■ Task ■
Quote the listing below in its entirety, omitting every image.

■ Available data ■

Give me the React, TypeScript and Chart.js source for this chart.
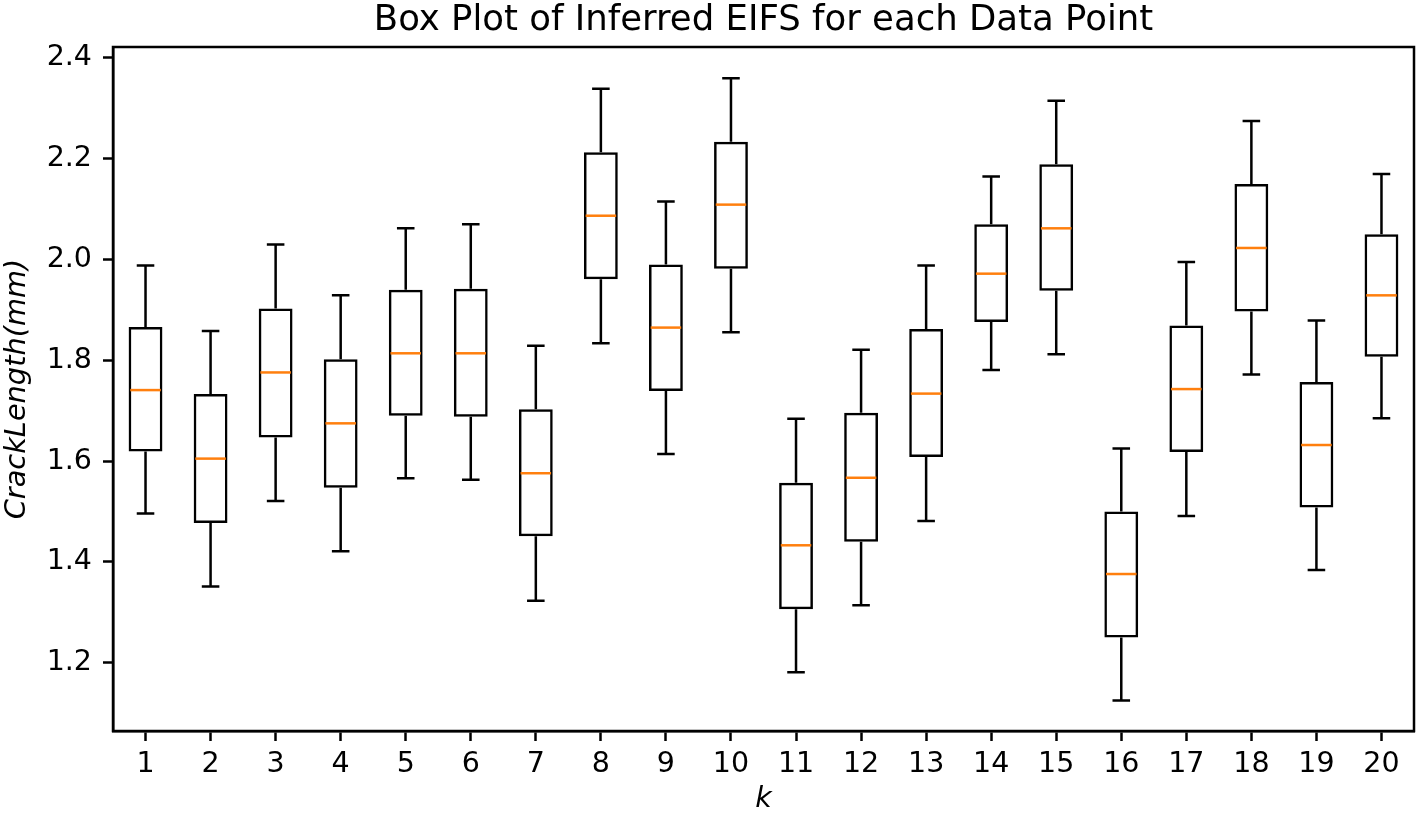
import React, { useEffect, useRef } from "react";
import { Chart, registerables } from "chart.js";

Chart.register(...registerables);

const categories = ["1","2","3","4","5","6","7","8","9","10","11","12","13","14","15","16","17","18","19","20"];
const whiskerLow = [1.496,1.351,1.521,1.421,1.566,1.563,1.323,1.834,1.614,1.856,1.181,1.314,1.481,1.781,1.812,1.125,1.491,1.772,1.384,1.685];
const q1 = [1.619,1.477,1.647,1.547,1.690,1.688,1.451,1.961,1.739,1.982,1.306,1.440,1.608,1.876,1.938,1.250,1.618,1.897,1.508,1.807];
const median = [1.741,1.605,1.776,1.675,1.814,1.814,1.576,2.087,1.865,2.109,1.433,1.567,1.734,1.972,2.062,1.376,1.743,2.023,1.632,1.929];
const q3 = [1.866,1.733,1.903,1.802,1.940,1.942,1.703,2.213,1.990,2.234,1.557,1.696,1.862,2.070,2.189,1.500,1.869,2.150,1.757,2.050];
const whiskerHigh = [1.988,1.858,2.030,1.929,2.062,2.070,1.829,2.339,2.115,2.360,1.684,1.821,1.988,2.165,2.315,1.625,1.995,2.275,1.879,2.170];
const yTicks = [1.2, 1.4, 1.6, 1.8, 2.0, 2.2, 2.4];
const titleText = "Box Plot of Inferred EIFS for each Data Point";

const FONT = "'DejaVu Sans', sans-serif";
const LW = 2.5;

const boxPlugin = {
  id: "boxWhiskers",
  afterDatasetsDraw(chart: any) {
    const ctx = chart.ctx;
    const xs = chart.scales.x;
    const ys = chart.scales.y;
    const step = xs.getPixelForValue(1) - xs.getPixelForValue(0);
    const capHalf = step * 0.135;
    const boxHalf = step * 0.25;
    ctx.save();
    ctx.lineCap = "butt";
    for (let i = 0; i < categories.length; i++) {
      const cx = xs.getPixelForValue(i);
      ctx.strokeStyle = "#000";
      ctx.lineWidth = LW;
      ctx.beginPath();
      ctx.moveTo(cx, ys.getPixelForValue(q3[i]));
      ctx.lineTo(cx, ys.getPixelForValue(whiskerHigh[i]));
      ctx.moveTo(cx - capHalf, ys.getPixelForValue(whiskerHigh[i]));
      ctx.lineTo(cx + capHalf, ys.getPixelForValue(whiskerHigh[i]));
      ctx.moveTo(cx, ys.getPixelForValue(q1[i]));
      ctx.lineTo(cx, ys.getPixelForValue(whiskerLow[i]));
      ctx.moveTo(cx - capHalf, ys.getPixelForValue(whiskerLow[i]));
      ctx.lineTo(cx + capHalf, ys.getPixelForValue(whiskerLow[i]));
      ctx.stroke();
      ctx.strokeStyle = "#ff7f0e";
      ctx.lineWidth = LW;
      ctx.beginPath();
      ctx.moveTo(cx - boxHalf + 1, ys.getPixelForValue(median[i]));
      ctx.lineTo(cx + boxHalf - 1, ys.getPixelForValue(median[i]));
      ctx.stroke();
    }
    const a = chart.chartArea;
    ctx.strokeStyle = "#000";
    ctx.lineWidth = LW;
    ctx.strokeRect(a.left, a.top, a.right - a.left, a.bottom - a.top);
    ctx.fillStyle = "#000";
    ctx.font = `35.5px ${FONT}`;
    ctx.textAlign = "center";
    ctx.textBaseline = "alphabetic";
    ctx.fillText(titleText, (a.left + a.right) / 2, 29.5);
    ctx.restore();
  },
};

export default function App() {
  const ref = useRef<HTMLCanvasElement | null>(null);
  useEffect(() => {
    document.body.style.margin = "0";
    const canvas = ref.current;
    if (!canvas) return;
    const chart = new Chart(canvas, {
      type: "bar",
      data: {
        labels: categories,
        datasets: [
          {
            label: "IQR",
            data: categories.map((_, i) => [q1[i], q3[i]]),
            backgroundColor: "rgba(0,0,0,0)",
            borderColor: "#000",
            borderWidth: LW,
            borderSkipped: false,
            barPercentage: 0.52,
            categoryPercentage: 1,
          },
        ],
      },
      options: {
        animation: false,
        responsive: false,
        devicePixelRatio: 1,
        layout: { padding: { left: 0, right: 4, top: 47, bottom: 0 } },
        plugins: {
          legend: { display: false },
          tooltip: { enabled: false },
          title: { display: false },
        },
        scales: {
          x: {
            type: "category",
            offset: true,
            grid: {
              offset: false,
              drawOnChartArea: false,
              drawTicks: true,
              tickLength: 10,
              tickWidth: LW,
              tickColor: "#000",
            },
            border: { display: true, color: "#000", width: LW },
            ticks: {
              color: "#000",
              font: { family: FONT, size: 28.5, lineHeight: 1.2 },
              padding: 6,
              maxRotation: 0,
              autoSkip: false,
            },
            title: {
              display: true,
              text: "k",
              color: "#000",
              font: { family: FONT, size: 28.5, style: "italic", lineHeight: 1.2 },
              padding: { top: 0, bottom: 0 },
            },
            afterFit(scale: any) {
              scale.height = 86;
            },
          },
          y: {
            type: "linear",
            min: 1.0645,
            max: 2.4218,
            grid: {
              drawOnChartArea: false,
              drawTicks: true,
              tickLength: 10,
              tickWidth: LW,
              tickColor: "#000",
            },
            border: { display: true, color: "#000", width: LW },
            afterBuildTicks(scale: any) {
              scale.ticks = yTicks.map((v) => ({ value: v }));
            },
            ticks: {
              color: "#000",
              font: { family: FONT, size: 28.5, lineHeight: 1.2 },
              padding: 11,
              callback: (v: any) => Number(v).toFixed(1),
            },
            title: {
              display: true,
              text: "CrackLength(mm)",
              color: "#000",
              font: { family: FONT, size: 28.8, style: "italic", lineHeight: 1.2 },
              padding: { top: 0, bottom: 0 },
            },
            afterFit(scale: any) {
              scale.width = 113;
            },
          },
        },
      },
      plugins: [boxPlugin],
    } as any);
    return () => chart.destroy();
  }, []);
  return (
    <div style={{ position: "absolute", left: 0, top: 0, width: 1418, height: 817 }}>
      <canvas ref={ref} width={1418} height={817} style={{ display: "block" }} />
    </div>
  );
}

■ Task answer ■
Give me the React, TypeScript and Chart.js source for this chart.
import React, { useEffect, useRef } from "react";
import { Chart, registerables } from "chart.js";

Chart.register(...registerables);

const categories = ["1","2","3","4","5","6","7","8","9","10","11","12","13","14","15","16","17","18","19","20"];
const whiskerLow = [1.496,1.351,1.521,1.421,1.566,1.563,1.323,1.834,1.614,1.856,1.181,1.314,1.481,1.781,1.812,1.125,1.491,1.772,1.384,1.685];
const q1 = [1.619,1.477,1.647,1.547,1.690,1.688,1.451,1.961,1.739,1.982,1.306,1.440,1.608,1.876,1.938,1.250,1.618,1.897,1.508,1.807];
const median = [1.741,1.605,1.776,1.675,1.814,1.814,1.576,2.087,1.865,2.109,1.433,1.567,1.734,1.972,2.062,1.376,1.743,2.023,1.632,1.929];
const q3 = [1.866,1.733,1.903,1.802,1.940,1.942,1.703,2.213,1.990,2.234,1.557,1.696,1.862,2.070,2.189,1.500,1.869,2.150,1.757,2.050];
const whiskerHigh = [1.988,1.858,2.030,1.929,2.062,2.070,1.829,2.339,2.115,2.360,1.684,1.821,1.988,2.165,2.315,1.625,1.995,2.275,1.879,2.170];
const yTicks = [1.2, 1.4, 1.6, 1.8, 2.0, 2.2, 2.4];
const titleText = "Box Plot of Inferred EIFS for each Data Point";

const FONT = "'DejaVu Sans', sans-serif";
const LW = 2.5;

const boxPlugin = {
  id: "boxWhiskers",
  afterDatasetsDraw(chart: any) {
    const ctx = chart.ctx;
    const xs = chart.scales.x;
    const ys = chart.scales.y;
    const step = xs.getPixelForValue(1) - xs.getPixelForValue(0);
    const capHalf = step * 0.135;
    const boxHalf = step * 0.25;
    ctx.save();
    ctx.lineCap = "butt";
    for (let i = 0; i < categories.length; i++) {
      const cx = xs.getPixelForValue(i);
      ctx.strokeStyle = "#000";
      ctx.lineWidth = LW;
      ctx.beginPath();
      ctx.moveTo(cx, ys.getPixelForValue(q3[i]));
      ctx.lineTo(cx, ys.getPixelForValue(whiskerHigh[i]));
      ctx.moveTo(cx - capHalf, ys.getPixelForValue(whiskerHigh[i]));
      ctx.lineTo(cx + capHalf, ys.getPixelForValue(whiskerHigh[i]));
      ctx.moveTo(cx, ys.getPixelForValue(q1[i]));
      ctx.lineTo(cx, ys.getPixelForValue(whiskerLow[i]));
      ctx.moveTo(cx - capHalf, ys.getPixelForValue(whiskerLow[i]));
      ctx.lineTo(cx + capHalf, ys.getPixelForValue(whiskerLow[i]));
      ctx.stroke();
      ctx.strokeStyle = "#ff7f0e";
      ctx.lineWidth = LW;
      ctx.beginPath();
      ctx.moveTo(cx - boxHalf + 1, ys.getPixelForValue(median[i]));
      ctx.lineTo(cx + boxHalf - 1, ys.getPixelForValue(median[i]));
      ctx.stroke();
    }
    const a = chart.chartArea;
    ctx.strokeStyle = "#000";
    ctx.lineWidth = LW;
    ctx.strokeRect(a.left, a.top, a.right - a.left, a.bottom - a.top);
    ctx.fillStyle = "#000";
    ctx.font = `35.5px ${FONT}`;
    ctx.textAlign = "center";
    ctx.textBaseline = "alphabetic";
    ctx.fillText(titleText, (a.left + a.right) / 2, 29.5);
    ctx.restore();
  },
};

export default function App() {
  const ref = useRef<HTMLCanvasElement | null>(null);
  useEffect(() => {
    document.body.style.margin = "0";
    const canvas = ref.current;
    if (!canvas) return;
    const chart = new Chart(canvas, {
      type: "bar",
      data: {
        labels: categories,
        datasets: [
          {
            label: "IQR",
            data: categories.map((_, i) => [q1[i], q3[i]]),
            backgroundColor: "rgba(0,0,0,0)",
            borderColor: "#000",
            borderWidth: LW,
            borderSkipped: false,
            barPercentage: 0.52,
            categoryPercentage: 1,
          },
        ],
      },
      options: {
        animation: false,
        responsive: false,
        devicePixelRatio: 1,
        layout: { padding: { left: 0, right: 4, top: 47, bottom: 0 } },
        plugins: {
          legend: { display: false },
          tooltip: { enabled: false },
          title: { display: false },
        },
        scales: {
          x: {
            type: "category",
            offset: true,
            grid: {
              offset: false,
              drawOnChartArea: false,
              drawTicks: true,
              tickLength: 10,
              tickWidth: LW,
              tickColor: "#000",
            },
            border: { display: true, color: "#000", width: LW },
            ticks: {
              color: "#000",
              font: { family: FONT, size: 28.5, lineHeight: 1.2 },
              padding: 6,
              maxRotation: 0,
              autoSkip: false,
            },
            title: {
              display: true,
              text: "k",
              color: "#000",
              font: { family: FONT, size: 28.5, style: "italic", lineHeight: 1.2 },
              padding: { top: 0, bottom: 0 },
            },
            afterFit(scale: any) {
              scale.height = 86;
            },
          },
          y: {
            type: "linear",
            min: 1.0645,
            max: 2.4218,
            grid: {
              drawOnChartArea: false,
              drawTicks: true,
              tickLength: 10,
              tickWidth: LW,
              tickColor: "#000",
            },
            border: { display: true, color: "#000", width: LW },
            afterBuildTicks(scale: any) {
              scale.ticks = yTicks.map((v) => ({ value: v }));
            },
            ticks: {
              color: "#000",
              font: { family: FONT, size: 28.5, lineHeight: 1.2 },
              padding: 11,
              callback: (v: any) => Number(v).toFixed(1),
            },
            title: {
              display: true,
              text: "CrackLength(mm)",
              color: "#000",
              font: { family: FONT, size: 28.8, style: "italic", lineHeight: 1.2 },
              padding: { top: 0, bottom: 0 },
            },
            afterFit(scale: any) {
              scale.width = 113;
            },
          },
        },
      },
      plugins: [boxPlugin],
    } as any);
    return () => chart.destroy();
  }, []);
  return (
    <div style={{ position: "absolute", left: 0, top: 0, width: 1418, height: 817 }}>
      <canvas ref={ref} width={1418} height={817} style={{ display: "block" }} />
    </div>
  );
}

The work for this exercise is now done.